# Like Buttom for posts



## Admin US West (Feb 24, 2017)

We've installed a rating system for posts. This system lets administrators spot any abuse, which was the issue we had years ago with the SMF ratings.

At the bottom far right corner are two difficult to see buttons. A thumbs up like button and a thumbs down icon. They are difficult to see, so I'm looking for some easier to spot ones. You will see them if I'm successful.


----------



## Click (Feb 24, 2017)

A lot easier to see now. 

Thanks!


----------



## pwp (Feb 24, 2017)

Like buttons are ok, but these are an oversized and immature design that doesn't fit the current look in the slightest. It's not Facebook. CR was well rid of the divisive rating system from a few years ago. 

-pw

later edit: I think the Like system for CR is a stinker. For goodness sake don't do it. It's just so trashy.


----------



## ajfotofilmagem (Feb 24, 2017)

CR Backup Admin said:


> We've installed a rating system for posts. This system lets administrators spot any abuse, which was the issue we had years ago with the SMF ratings.
> 
> At the bottom far right corner are two difficult to see buttons. A thumbs up like button and a thumbs down icon. They are difficult to see, so I'm looking for some easier to spot ones. You will see them if I'm successful.


What will this change in practice?

If a thread has many "like", will there be more visibility on the Canonrumors home page?


----------



## SkynetTX (Feb 24, 2017)

I think we need no likes. This page is about photography. If you like a photo someone shares here, you can tell him/her that it's great. If you don't like it, you can tell what do you think to be wrong with it.
And what if a rumor of a camera or a lens gets many dislikes? Will Canon change the specifications? If so, I will give a dislike for all posts about STM and NanoUSM lenses until Canon decides to mark them as EF-V, and returns to ring type USM for all EF(-S) lenses. 
Some time ago I've asked for a 300mm IS USM Macro that has a Minimal Focusing Distance about 1 meter.

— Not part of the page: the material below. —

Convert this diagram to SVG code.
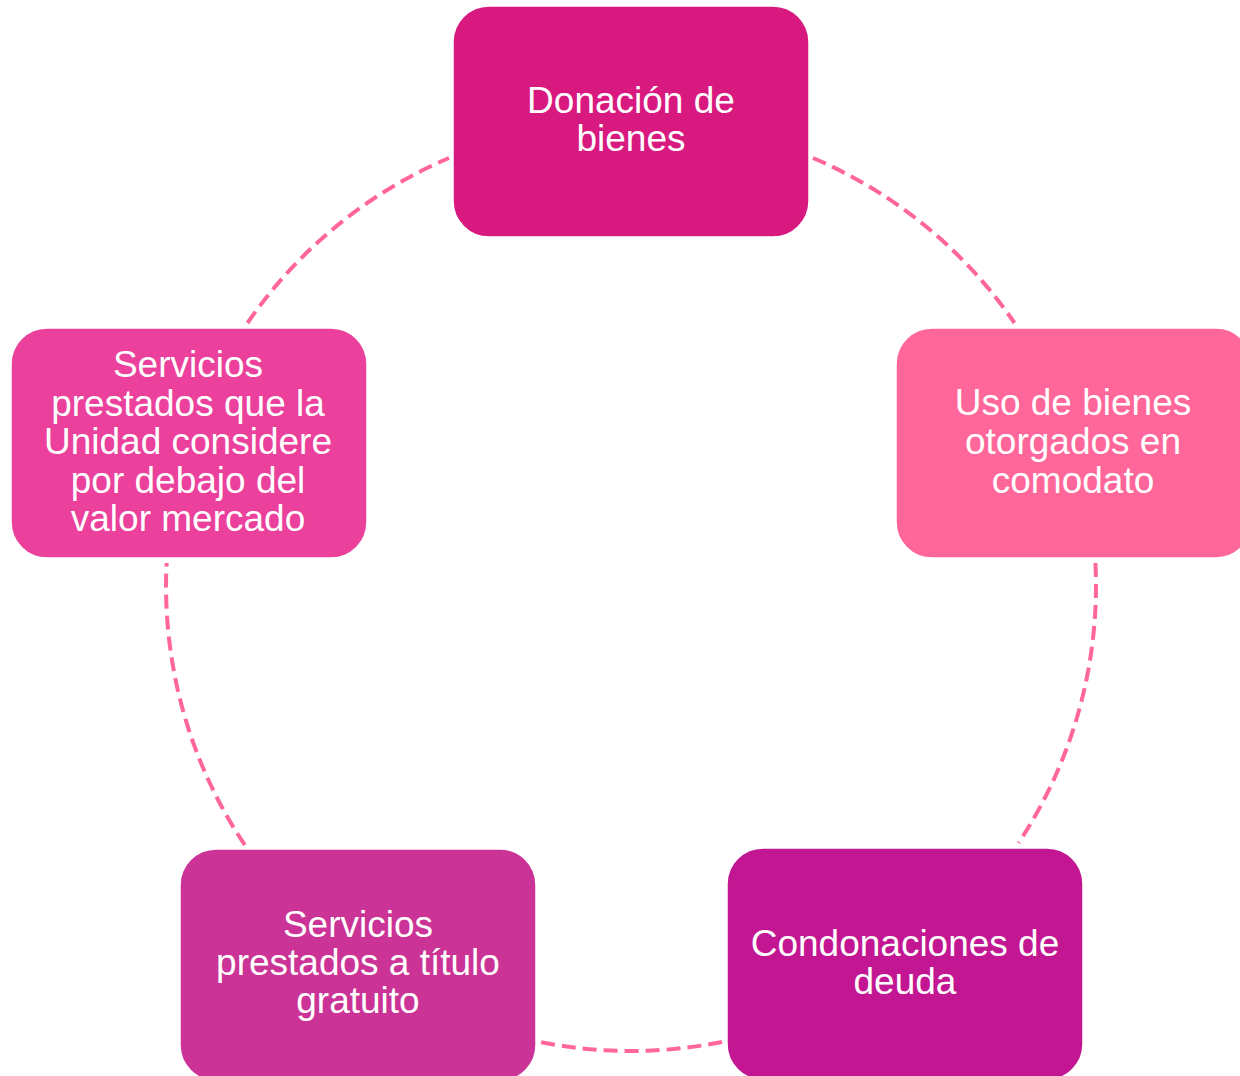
<svg xmlns="http://www.w3.org/2000/svg" width="1240" height="1076" viewBox="0 0 1240 1076">
<style>
.box{stroke:#ffffff;stroke-width:1.5}
.lbl{font-family:"Liberation Sans",Arial,sans-serif;font-size:37px;fill:#ffffff;text-anchor:middle}
.arc{fill:none;stroke:#FF6699;stroke-width:4;stroke-dasharray:14 7}
</style>
<rect width="1240" height="1076" fill="#ffffff"/>
<g id="connectors">
<path class="arc" d="M813,158 A465,465 0 0 1 1014.5,323"/>
<path class="arc" d="M1095.4,563 A465,465 0 0 1 1018.5,843"/>
<path class="arc" d="M722,1042 A465,465 0 0 1 540,1042"/>
<path class="arc" d="M244.8,845 A465,465 0 0 1 166.6,563"/>
<path class="arc" d="M247.5,323 A465,465 0 0 1 449,158"/>
</g>
<g id="node-donacion">
<rect class="box" x="453" y="6" width="356" height="231" rx="36" fill="#D81980"/>
<text class="lbl"><tspan x="631" y="113">Donación de</tspan><tspan x="631" y="151">bienes</tspan></text>
</g>
<g id="node-uso">
<rect class="box" x="896" y="328" width="356" height="230" rx="36" fill="#FF6699"/>
<text class="lbl"><tspan x="1073" y="415">Uso de bienes</tspan><tspan x="1073" y="454">otorgados en</tspan><tspan x="1073" y="493">comodato</tspan></text>
</g>
<g id="node-condonaciones">
<rect class="box" x="727" y="848" width="356" height="232" rx="36" fill="#C21692"/>
<text class="lbl"><tspan x="905" y="956">Condonaciones de</tspan><tspan x="905" y="994">deuda</tspan></text>
</g>
<g id="node-gratuito">
<rect class="box" x="180" y="849" width="356" height="232" rx="36" fill="#CB3396"/>
<text class="lbl"><tspan x="358" y="937">Servicios</tspan><tspan x="358" y="975">prestados a título</tspan><tspan x="358" y="1013">gratuito</tspan></text>
</g>
<g id="node-debajo">
<rect class="box" x="11" y="328" width="356" height="230" rx="36" fill="#EB409C"/>
<text class="lbl"><tspan x="188" y="377">Servicios</tspan><tspan x="188" y="416">prestados que la</tspan><tspan x="188" y="454">Unidad considere</tspan><tspan x="188" y="493">por debajo del</tspan><tspan x="188" y="531">valor mercado</tspan></text>
</g>
</svg>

If this post gets many likes, will Canon release this lens sooner?
And if my beetle photos get many dislikes? :'( I surely won't stop taking them, just won't post them here.


----------



## Admin US West (Feb 25, 2017)

SkynetTX said:


> I think we need no likes. This page is about photography. If you like a photo someone shares here, you can tell him/her that it's great. If you don't like it, you can tell what do you think to be wrong with it.
> And what if a rumor of a camera or a lens gets many dislikes? Will Canon change the specifications? If so, I will give a dislike for all posts about STM and NanoUSM lenses until Canon decides to mark them as EF-V, and returns to ring type USM for all EF(-S) lenses.
> Some time ago I've asked for a 300mm IS USM Macro that has a Minimal Focusing Distance about 1 meter. If this post gets many likes, will Canon release this lens sooner?
> And if my beetle photos get many dislikes? :'( I surely won't stop taking them, just won't post them here.



The system is based on posts, to give a user praise for useful posts, and conversely, if a post is not useful ... Its not about telling canon to change their products. If you don't like a product, don't buy it, its that simple, and your vote will have more impact on what Canon does than a rating on a forum post. 

So, ask yourself, was my post useful to members? They may decide to tell you by voting.

Personally, I don't like the negative aspect, I ban members or remove posts when I think they are inappropriate, not based on the voting. If they are using the rating system inappropriately, then I'll also take action.

BTW

The photo gallery also has a rating system built-in, posters have the option to ask for ratings and comments, or turn them off..


----------